Meeting Abstract

47.4  Saturday, Jan. 5  Using functional genomics to characterize the physiological response of polar fishes to a multi-stressor scenario PLACE, S.P.; Univ. South Carolina

Antarctic fishes of the suborder Notothenioidei have displayed incredibly narrow physiological limits in previous single stressor studies and may be particularly vulnerable to the impacts of global climate change. Given the propensity for both adaptive and potentially mal-adaptive traits found among many notothenioid species, this system provides a unique opportunity to examine physiological trade-offs associated with acclimation to a multi-stressor environment. Using both field and laboratory-based analyses, we have combined approaches from the fields of functional genomics and organismal physiology to examine how global climate change may impact species performance. Our previous data has shown the emerald notothen, Trematomus bernacchii, displays a rapid acclimatory response with respect to resting metabolic rates following exposure to elevated temperature or pCO2, and that these two stressors can act synergistically to further impact their physiological response.
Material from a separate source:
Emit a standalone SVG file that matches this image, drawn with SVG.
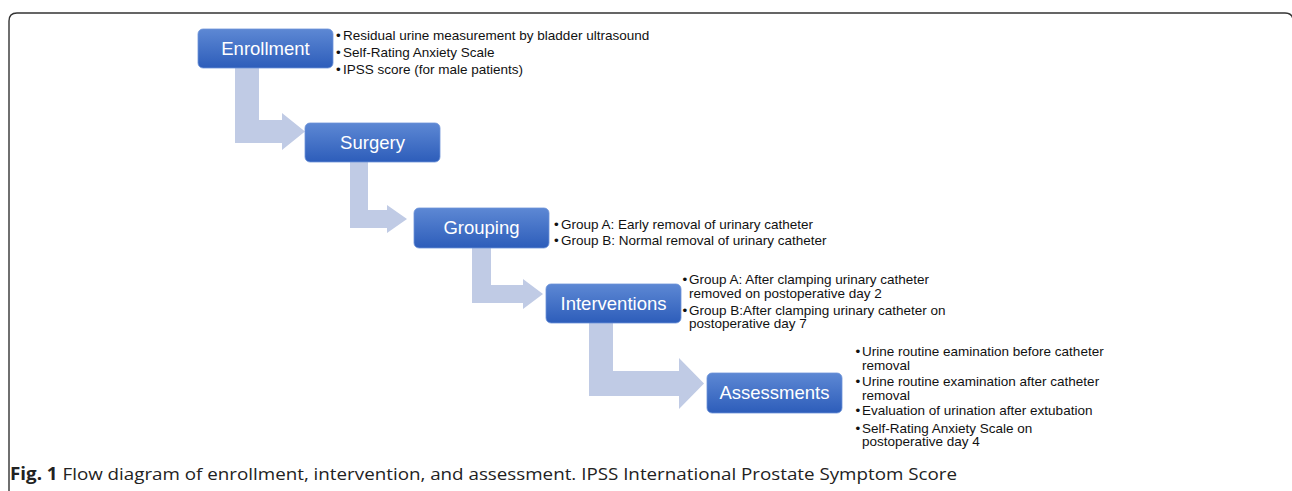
<svg xmlns="http://www.w3.org/2000/svg" width="1292" height="491" viewBox="0 0 1292 491">
<defs>
<linearGradient id="boxg" x1="0" y1="0" x2="0" y2="1">
<stop offset="0" stop-color="#5d88d4"/>
<stop offset="1" stop-color="#2d5dba"/>
</linearGradient>
<style>
.box{fill:url(#boxg);stroke:#6d93d8;stroke-width:0.8}
.lbl{font-family:"Liberation Sans",Arial,sans-serif;font-size:18.5px;fill:#ffffff;text-anchor:middle}
.bt{font-family:"Liberation Sans",Arial,sans-serif;font-size:13.5px;fill:#111111}
.arr{fill:#c0cbe5}
.cap{font-family:"Open Sans","Liberation Sans",sans-serif;font-size:17px;fill:#222222}
</style>
</defs>
<rect width="1292" height="491" fill="#ffffff"/>
<path d="M9,491 L9,21 Q9,13 17,13 L1285,13 Q1293,13 1293,21 L1293,491" fill="none" stroke="#333333" stroke-width="1.4"/>
<g id="connectors">
<path class="arr" d="M235,68 L259,68 L259,120 L282,120 L282,113 L305,131.5 L282,150 L282,143 L235,143 Z"/>
<path class="arr" d="M350,162 L368,162 L368,210 L387,210 L387,205 L407,219 L387,233 L387,228 L350,228 Z"/>
<path class="arr" d="M472,248 L491,248 L491,285 L523,285 L523,279 L543,294 L523,309 L523,303 L472,303 Z"/>
<path class="arr" d="M589,323 L613,323 L613,371 L679,371 L679,358 L704,383.5 L679,409 L679,396 L589,396 Z"/>
</g>
<g id="enrollment">
<rect class="box" x="198" y="29" width="135" height="39" rx="5"/>
<text class="lbl" x="265.5" y="55">Enrollment</text>
<text class="bt" x="336" y="40">•</text>
<text class="bt" x="343" y="40">Residual urine measurement by bladder ultrasound</text>
<text class="bt" x="336" y="57">•</text>
<text class="bt" x="343" y="57">Self-Rating Anxiety Scale</text>
<text class="bt" x="336" y="73.5">•</text>
<text class="bt" x="343" y="73.5">IPSS score (for male patients)</text>
</g>
<g id="surgery">
<rect class="box" x="305" y="123" width="135" height="39" rx="5"/>
<text class="lbl" x="372.5" y="149">Surgery</text>
</g>
<g id="grouping">
<rect class="box" x="414" y="208" width="135" height="40" rx="5"/>
<text class="lbl" x="481.5" y="234">Grouping</text>
<text class="bt" x="554" y="228.5">•</text>
<text class="bt" x="561" y="228.5">Group A: Early removal of urinary catheter</text>
<text class="bt" x="554" y="245">•</text>
<text class="bt" x="561" y="245">Group B: Normal removal of urinary catheter</text>
</g>
<g id="interventions">
<rect class="box" x="546" y="284" width="135" height="39" rx="5"/>
<text class="lbl" x="613.5" y="310">Interventions</text>
<text class="bt" x="682.5" y="284">•</text>
<text class="bt" x="689" y="284">Group A: After clamping urinary catheter</text>
<text class="bt" x="689" y="297.5">removed on postoperative day 2</text>
<text class="bt" x="682.5" y="314.5">•</text>
<text class="bt" x="689" y="314.5">Group B:After clamping urinary catheter on</text>
<text class="bt" x="689" y="327.5">postoperative day 7</text>
</g>
<g id="assessments">
<rect class="box" x="707" y="373" width="135" height="40" rx="5"/>
<text class="lbl" x="774.5" y="399">Assessments</text>
<text class="bt" x="855.5" y="356">•</text>
<text class="bt" x="862" y="356">Urine routine eamination before catheter</text>
<text class="bt" x="862" y="369.5">removal</text>
<text class="bt" x="855.5" y="385.5">•</text>
<text class="bt" x="862" y="385.5">Urine routine examination after catheter</text>
<text class="bt" x="862" y="399.5">removal</text>
<text class="bt" x="855.5" y="415">•</text>
<text class="bt" x="862" y="415">Evaluation of urination after extubation</text>
<text class="bt" x="855.5" y="432.5">•</text>
<text class="bt" x="862" y="432.5">Self-Rating Anxiety Scale on</text>
<text class="bt" x="862" y="446">postoperative day 4</text>
</g>
<text class="cap" x="10" y="480" textLength="947" lengthAdjust="spacingAndGlyphs"><tspan font-weight="bold">Fig. 1</tspan> Flow diagram of enrollment, intervention, and assessment. IPSS International Prostate Symptom Score</text>
</svg>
Here, we highlight the molecular mechanisms underlying the physiological response of T. bernacchii after long-term acclimation to elevated pCO2 and temperature. RNAseq analysis of mRNA levels in gill, liver and brain tissue from fish acclimated up to 28 days under the multi-stressor treatment revealed a tissue specific response in this notothenoid species. Prominent cellular pathways identified in the analyses include metabolic adjustments involving mobilization of lipid stores and a moderate up-regulation of genes involved in the classical cellular stress response. These transcriptome profiles give us insight into the physiological impacts of sub-lethal stress and may provide an indication of the costs associated with adapting to global climate change.